Fundamentals matter – but not in the way many traders think. Brian doesn’t use fundamentals to predict price. He uses them to understand what might be influencing market psychology.
Price is still the final decision-maker.
Each morning, Brian reviews headlines not to form opinions, but to understand what information participants are reacting to.
• Headlines shape expectations and sentiment
• Earnings and revenue growth attract attention
• Awareness helps explain why certain stocks are in focus
Fundamentals help explain interest, not direction.
Both fundamentals and technicals answer the same question: what should I be paying attention to?
• Fundamentals highlight where participation may increase
• Technicals show where buyers and sellers are actually acting
• Neither is a buy signal on its own
They provide awareness – not instructions.
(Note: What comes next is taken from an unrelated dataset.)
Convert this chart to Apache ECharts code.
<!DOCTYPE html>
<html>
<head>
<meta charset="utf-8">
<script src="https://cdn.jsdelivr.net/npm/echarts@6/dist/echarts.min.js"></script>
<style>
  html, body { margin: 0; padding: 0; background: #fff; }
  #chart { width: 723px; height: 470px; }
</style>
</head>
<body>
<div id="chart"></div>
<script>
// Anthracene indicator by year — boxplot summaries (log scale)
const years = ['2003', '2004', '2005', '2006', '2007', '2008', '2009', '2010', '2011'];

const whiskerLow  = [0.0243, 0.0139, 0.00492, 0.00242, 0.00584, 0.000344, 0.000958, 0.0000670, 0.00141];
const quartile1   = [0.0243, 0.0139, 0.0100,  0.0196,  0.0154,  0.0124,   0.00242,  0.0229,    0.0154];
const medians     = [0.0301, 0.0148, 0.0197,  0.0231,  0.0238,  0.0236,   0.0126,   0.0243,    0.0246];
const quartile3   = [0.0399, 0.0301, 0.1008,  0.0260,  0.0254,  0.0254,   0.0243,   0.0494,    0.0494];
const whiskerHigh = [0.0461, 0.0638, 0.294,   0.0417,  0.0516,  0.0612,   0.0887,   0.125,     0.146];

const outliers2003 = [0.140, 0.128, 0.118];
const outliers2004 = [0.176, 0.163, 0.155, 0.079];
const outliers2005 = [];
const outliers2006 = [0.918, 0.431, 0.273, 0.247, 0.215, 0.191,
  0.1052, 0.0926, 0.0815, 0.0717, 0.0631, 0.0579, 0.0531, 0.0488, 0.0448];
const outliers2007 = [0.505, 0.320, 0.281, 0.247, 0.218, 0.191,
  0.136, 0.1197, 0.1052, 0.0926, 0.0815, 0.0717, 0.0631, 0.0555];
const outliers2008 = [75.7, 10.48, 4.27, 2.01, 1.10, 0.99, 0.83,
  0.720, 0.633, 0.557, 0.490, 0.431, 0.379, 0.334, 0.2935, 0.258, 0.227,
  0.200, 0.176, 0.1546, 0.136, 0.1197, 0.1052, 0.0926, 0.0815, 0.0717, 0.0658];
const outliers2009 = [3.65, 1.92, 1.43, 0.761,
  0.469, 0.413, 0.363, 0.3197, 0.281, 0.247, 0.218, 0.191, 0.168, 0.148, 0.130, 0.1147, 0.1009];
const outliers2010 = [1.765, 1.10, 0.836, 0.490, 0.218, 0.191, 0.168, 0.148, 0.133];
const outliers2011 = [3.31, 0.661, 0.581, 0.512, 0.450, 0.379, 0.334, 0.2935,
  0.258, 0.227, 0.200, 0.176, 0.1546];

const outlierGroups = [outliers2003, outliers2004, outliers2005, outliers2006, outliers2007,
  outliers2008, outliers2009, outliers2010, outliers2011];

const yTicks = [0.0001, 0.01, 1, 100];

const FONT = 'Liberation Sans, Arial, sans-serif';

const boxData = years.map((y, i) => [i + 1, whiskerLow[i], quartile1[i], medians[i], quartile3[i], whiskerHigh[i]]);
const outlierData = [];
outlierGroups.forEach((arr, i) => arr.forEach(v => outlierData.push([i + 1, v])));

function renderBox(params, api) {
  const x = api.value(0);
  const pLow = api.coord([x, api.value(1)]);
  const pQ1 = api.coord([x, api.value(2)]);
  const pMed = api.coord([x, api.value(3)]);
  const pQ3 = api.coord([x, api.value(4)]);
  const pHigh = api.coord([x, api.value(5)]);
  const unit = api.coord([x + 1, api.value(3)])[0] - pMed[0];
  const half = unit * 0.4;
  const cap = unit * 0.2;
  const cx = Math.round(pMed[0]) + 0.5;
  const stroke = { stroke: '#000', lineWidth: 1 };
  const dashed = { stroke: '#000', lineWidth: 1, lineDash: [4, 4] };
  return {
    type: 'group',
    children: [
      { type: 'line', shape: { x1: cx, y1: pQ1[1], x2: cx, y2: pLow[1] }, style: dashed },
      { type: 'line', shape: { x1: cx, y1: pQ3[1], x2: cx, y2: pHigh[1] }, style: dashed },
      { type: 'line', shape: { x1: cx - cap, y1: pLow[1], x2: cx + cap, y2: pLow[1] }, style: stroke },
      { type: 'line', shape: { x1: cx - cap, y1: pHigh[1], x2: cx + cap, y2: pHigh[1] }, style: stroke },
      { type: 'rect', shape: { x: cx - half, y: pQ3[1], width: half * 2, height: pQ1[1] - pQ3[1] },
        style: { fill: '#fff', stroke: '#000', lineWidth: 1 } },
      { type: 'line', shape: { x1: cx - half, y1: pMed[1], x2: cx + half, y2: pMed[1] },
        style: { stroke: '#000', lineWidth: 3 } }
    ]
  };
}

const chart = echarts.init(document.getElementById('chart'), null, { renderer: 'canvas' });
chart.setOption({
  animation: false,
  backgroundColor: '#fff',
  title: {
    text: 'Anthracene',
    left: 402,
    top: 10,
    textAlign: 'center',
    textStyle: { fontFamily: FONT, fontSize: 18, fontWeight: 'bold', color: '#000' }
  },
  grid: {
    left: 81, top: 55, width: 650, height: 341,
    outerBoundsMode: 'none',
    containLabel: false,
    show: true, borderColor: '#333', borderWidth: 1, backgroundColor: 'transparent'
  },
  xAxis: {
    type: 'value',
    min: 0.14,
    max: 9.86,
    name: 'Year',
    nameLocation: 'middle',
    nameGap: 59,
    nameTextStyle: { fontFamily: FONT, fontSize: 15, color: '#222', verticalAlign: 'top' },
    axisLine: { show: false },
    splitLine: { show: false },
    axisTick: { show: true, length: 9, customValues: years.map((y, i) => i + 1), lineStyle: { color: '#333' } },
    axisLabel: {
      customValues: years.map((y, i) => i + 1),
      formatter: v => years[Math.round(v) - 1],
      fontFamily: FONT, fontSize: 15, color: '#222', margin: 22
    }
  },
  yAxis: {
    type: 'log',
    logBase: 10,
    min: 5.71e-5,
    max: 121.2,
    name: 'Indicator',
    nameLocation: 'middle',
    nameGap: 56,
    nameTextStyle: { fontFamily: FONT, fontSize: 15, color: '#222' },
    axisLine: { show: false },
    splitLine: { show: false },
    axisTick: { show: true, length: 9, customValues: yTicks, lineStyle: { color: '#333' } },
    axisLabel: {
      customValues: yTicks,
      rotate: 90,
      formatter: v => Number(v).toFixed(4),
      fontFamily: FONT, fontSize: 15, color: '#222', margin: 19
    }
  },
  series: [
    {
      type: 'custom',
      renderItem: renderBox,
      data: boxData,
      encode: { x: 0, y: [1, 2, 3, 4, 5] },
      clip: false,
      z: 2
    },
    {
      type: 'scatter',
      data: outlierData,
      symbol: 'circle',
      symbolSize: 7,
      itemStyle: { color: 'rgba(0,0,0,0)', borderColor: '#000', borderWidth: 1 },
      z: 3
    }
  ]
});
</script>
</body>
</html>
Strong fundamentals can attract a large group of participants, but that doesn’t guarantee higher prices.
Interest does not equal upside.
Brian applies the same discipline to fundamentals as he does to indicators like VWAP.
• A stock pulling back to VWAP is interesting, not actionable
• A strong earnings report is notable, not a buy trigger
• Price confirmation is always required
Nothing is bought just because it touches a “magic number.”
Trading based solely on good news or strong fundamentals often leads to poor timing. Markets frequently price in information long before it becomes obvious.
• Fundamentals shape psychology, not price
• Awareness matters more than opinions
• Participation does not guarantee direction
• Price action always has the final word
Fundamentals tell you what to watch. Price tells you what to do.